Que va-t-il se passer après la première vague pandémique ? Une modélisation montre que le plus probable sera une persistance de la présence de SARS-CoV-2 jusqu’en 2022 au moins sous forme de vague étalée ou de vagues répétées selon l’importance des mesures de distanciation sociale.
En utilisant des données épidémiologiques US concernant l’incidence d’infections des deux beta-coronavirus saisonniers HKU1 et OC43, les auteurs modélisent l’épidémiologie de ces virus dans la population américaine, et en déduisent la durée de l’immunité homotypique, l’importance de l’immunité croisée, l’infectivité (Ro) et sa variation saisonnière.
Ils examinent ensuite l’effet de l’introduction d’un troisième larron : SARS-CoV-2. Ils assument, pour ce virus une durée de latence et d’infectivité proche de celle des autres coronavirus, et font varier la durée d’immunité, l’immunité croisée, le Ro maximum et sa variation saisonnière dans des fourchettes plausibles. Pour chaque ensemble de ces paramètres, ils prédisent le nombre d’infections annuelles, et leur prévalence maximale (pic) jusqu’en 2025.

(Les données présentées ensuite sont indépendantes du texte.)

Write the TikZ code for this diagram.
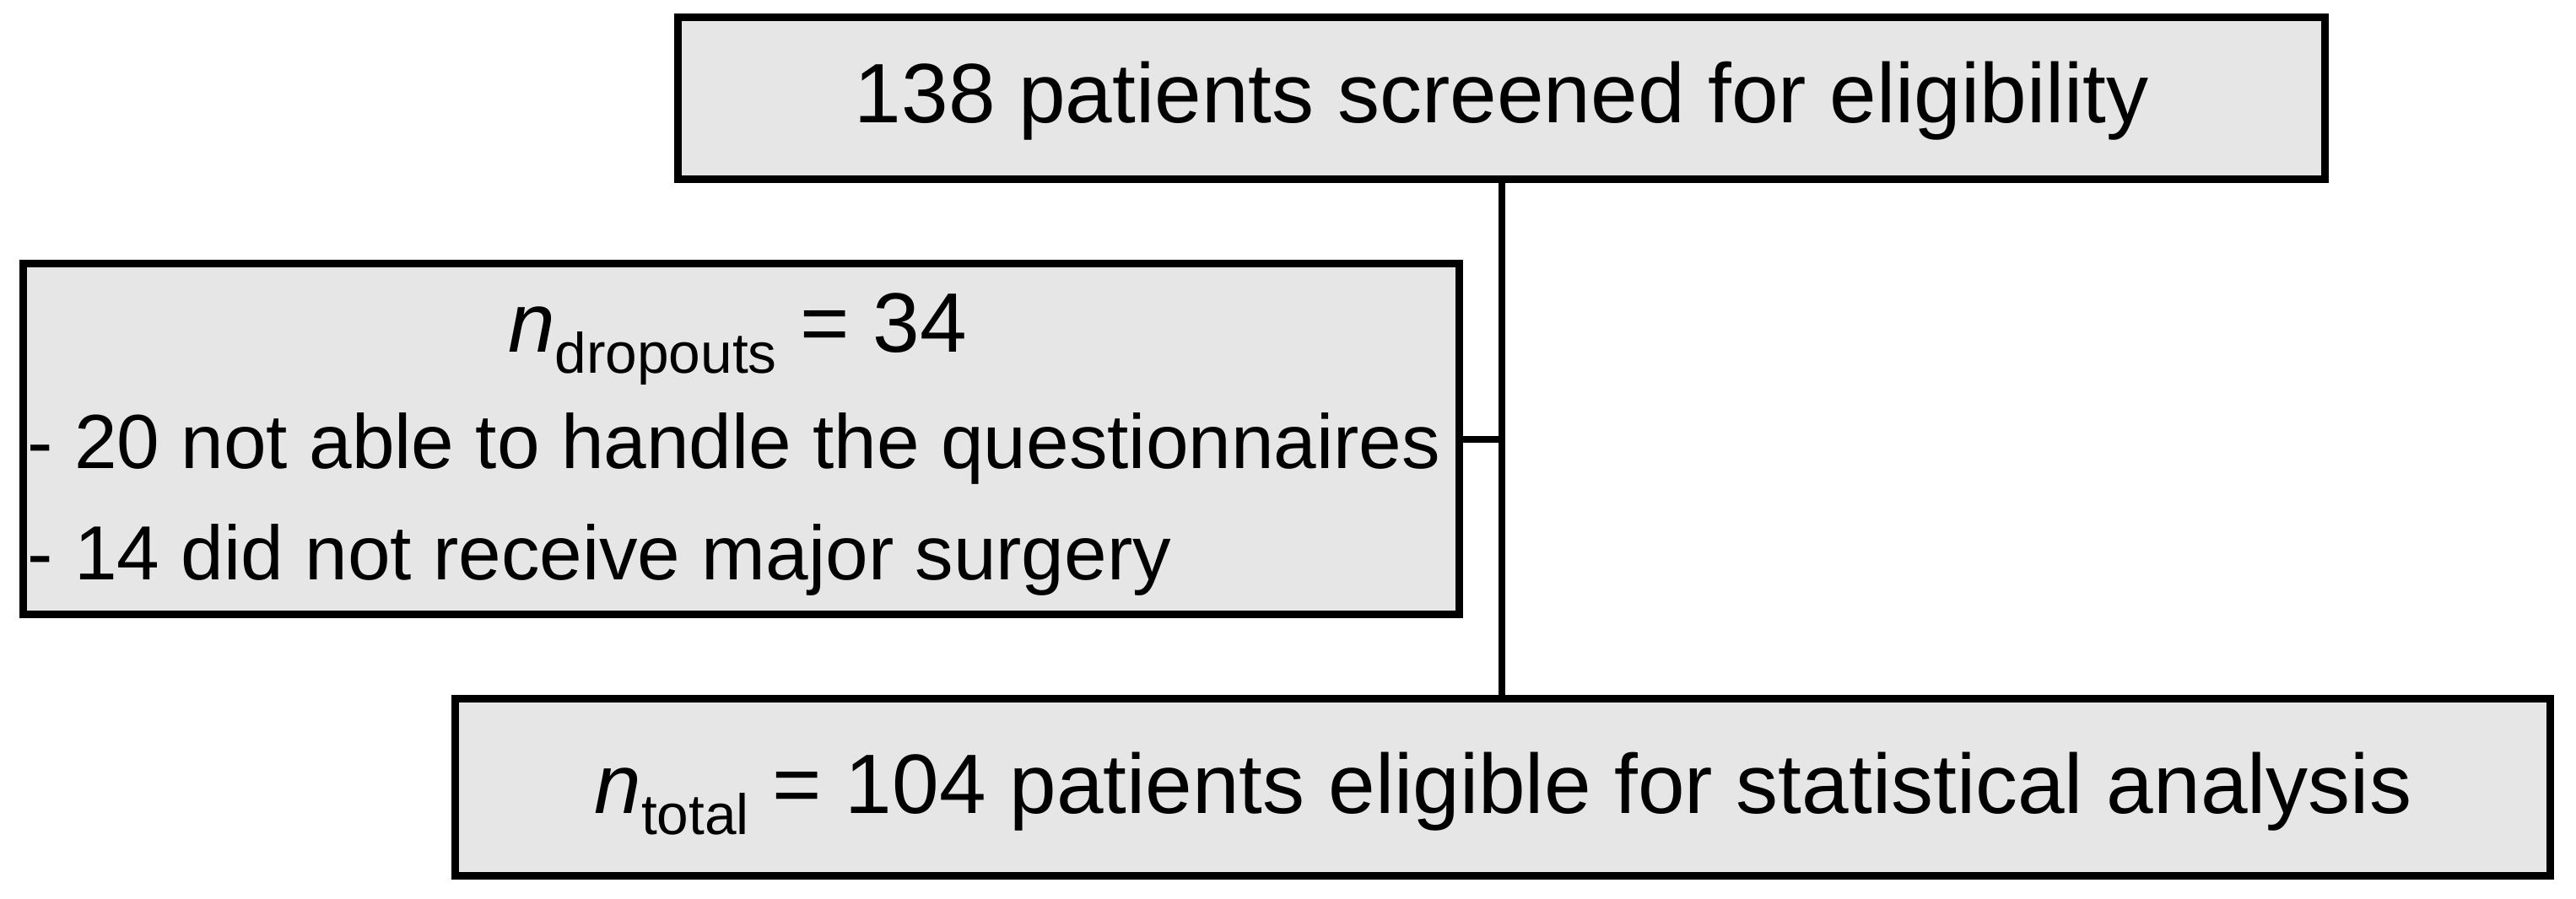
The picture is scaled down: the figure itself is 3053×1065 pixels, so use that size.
\documentclass[tikz,border=0pt]{standalone}
\usepackage{fontspec}
\setmainfont{Liberation Sans}
\newcommand{\bigtxt}{\fontsize{25pt}{30pt}\selectfont}
\newcommand{\smalltxt}{\fontsize{22.75pt}{27pt}\selectfont}
\newcommand{\subtxt}[1]{\raisebox{-6.25pt}{\fontsize{16.9pt}{19pt}\selectfont #1}}
\definecolor{boxgray}{RGB}{230,230,230}
\tikzset{
  box/.style={draw=black, fill=boxgray, line width=2.25pt, inner sep=0pt, rectangle},
  lbl/.style={inner sep=0pt, anchor=base, text=black},
  conn/.style={draw=black, line width=2pt},
}
\begin{document}
\begin{tikzpicture}[x=0.25pt, y=-0.25pt]
\useasboundingbox (0,0) rectangle (3053,1065);
% boxes
\node[box, minimum width=487.9pt, minimum height=48pt] (top) at (1779.75,116.5) {};
\node[box, minimum width=425.5pt, minimum height=104pt] (drop) at (878.5,520.5) {};
\node[box, minimum width=620.75pt, minimum height=52.6pt] (total) at (1781,933.75) {};
% texts
\node[lbl] (toptxt) at (1780,145) {\bigtxt 138 patients screened for eligibility};
\node[lbl] (droptxt) at (874,417) {\bigtxt\textit{n}\subtxt{dropouts} = 34};
\node[lbl, anchor=base west] (reason1) at (32,555) {\smalltxt - 20 not able to handle the questionnaires};
\node[lbl, anchor=base west] (reason2) at (32,687) {\smalltxt - 14 did not receive major surgery};
\node[lbl] (totaltxt) at (1781.5,964) {\bigtxt\textit{n}\subtxt{total} = 104 patients eligible for statistical analysis};
% connectors
\coordinate (j) at (1780,520.5);
\draw[conn] (top.south -| j) -- (total.north -| j);
\draw[conn] (drop.east) -- (drop.east -| j);
\end{tikzpicture}
\end{document}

Après la vague initiale, la dynamique des infections peut être catégorisée en épidémies annuelles, bisannuelles, sporadiques, ou élimination. Globalement, plus l’immunité résiduelle est faible, plus nombreux seront les cas. Un début automnal et un effet minimal de la saison augmentent la taille des épidémies.
Dans tous les cas de figures, SARS-CoV-2 est capable de causer des épidémies sérieuses mais plus particulièrement si elle débute tôt durant la mauvaise saison. Si l’immunité laissée par SARS-CoV-2 n’est pas permanente, il va établir une circulation à long terme. Si elle est de courte durée (e.g. 40 semaines, comme HKU1 ou OC43), cela favoriserait des épidémies annuelles et bisannuelles si l’immunité est quelque peu plus durable.
Une forte variation de l’infectivité avec la saison (e.g. >40% de baisse de Ro à la belle saison) réduit le pic d’incidence de la première vague, mais en laissant plus d’individus susceptibles, conduit à des vagues secondaires plus importantes. En variant le degré d’immunité croisée, on peut prédire soit que les virus saisonniers pourraient faire disparaître SARS-CoV-2 pendant quelques années, ou inversement SARS-CoV-2 pourrait faire disparaître les coronavirus saisonniers.
Les auteurs examinent aussi l’effet sur leurs modélisations de mesures de distanciation (se traduisant par une réduction jusqu’à 60% de Ro), permanentes ou appliquées de manière intermittente. Ils montrent que dans la plupart des hypothèses, en l’absence de mesures de distanciation, la capacité maximale de prise en charge en soins intensifs est largement dépassée. Pour l’éviter, il serait nécessaire de prolonger ou réactiver de manière intermittente la distanciation sociale jusqu’en 2022. Dans tous les cas de figures, si la distanciation réduit le pic d’incidence de l’épidémie initiale, la levée des mesures s’accompagne d’une résurgence. Plus la distanciation est efficace, plus l’épidémie qui y fait suite s’approche de la taille de l’épidémie sans mesure de distanciation.
Il est donc hautement probable qu’il faille maintenir jusqu’en 2022 une politique de distanciation sociale intermittente réglée par exemple sur le risque de saturation des lits de soins intensifs, en tenant compte du délai de trois semaines en moyenne entre le début de la distanciation et le pic d’admission en soins intensifs (comme on freine par intermittence sur la neige lorsqu’on se met à déraper) ou mieux sur une politique intense de dépistage de l’infection. Evidemment, l’introduction d’un traitement ou d’un vaccin efficace réduirait le besoin en distanciation. Une augmentation de la capacité en soins intensifs aurait le même effet, mais sans réduire la morbidité et une partie de la mortalité !
Commentaire
Il y a peu de chances que SARS-CoV-2 puisse être éliminé, plus encore dans une perspective globale. Un traitement efficace, un vaccin, ou une augmentation de la capacité en lits de soins intensifs pourrait diminuer la nécessité d’imposer des mesures de distanciation sociale.
Il faut accepter que SARS-CoV-2 va nous demander une attention particulière, selon les disponibilités de matériel, en termes :
Et ceci au moins à moyen terme.
Informer et éduquer la population à l’observation la plus intelligente des mesures de distanciation sociale est donc de la plus grande importance.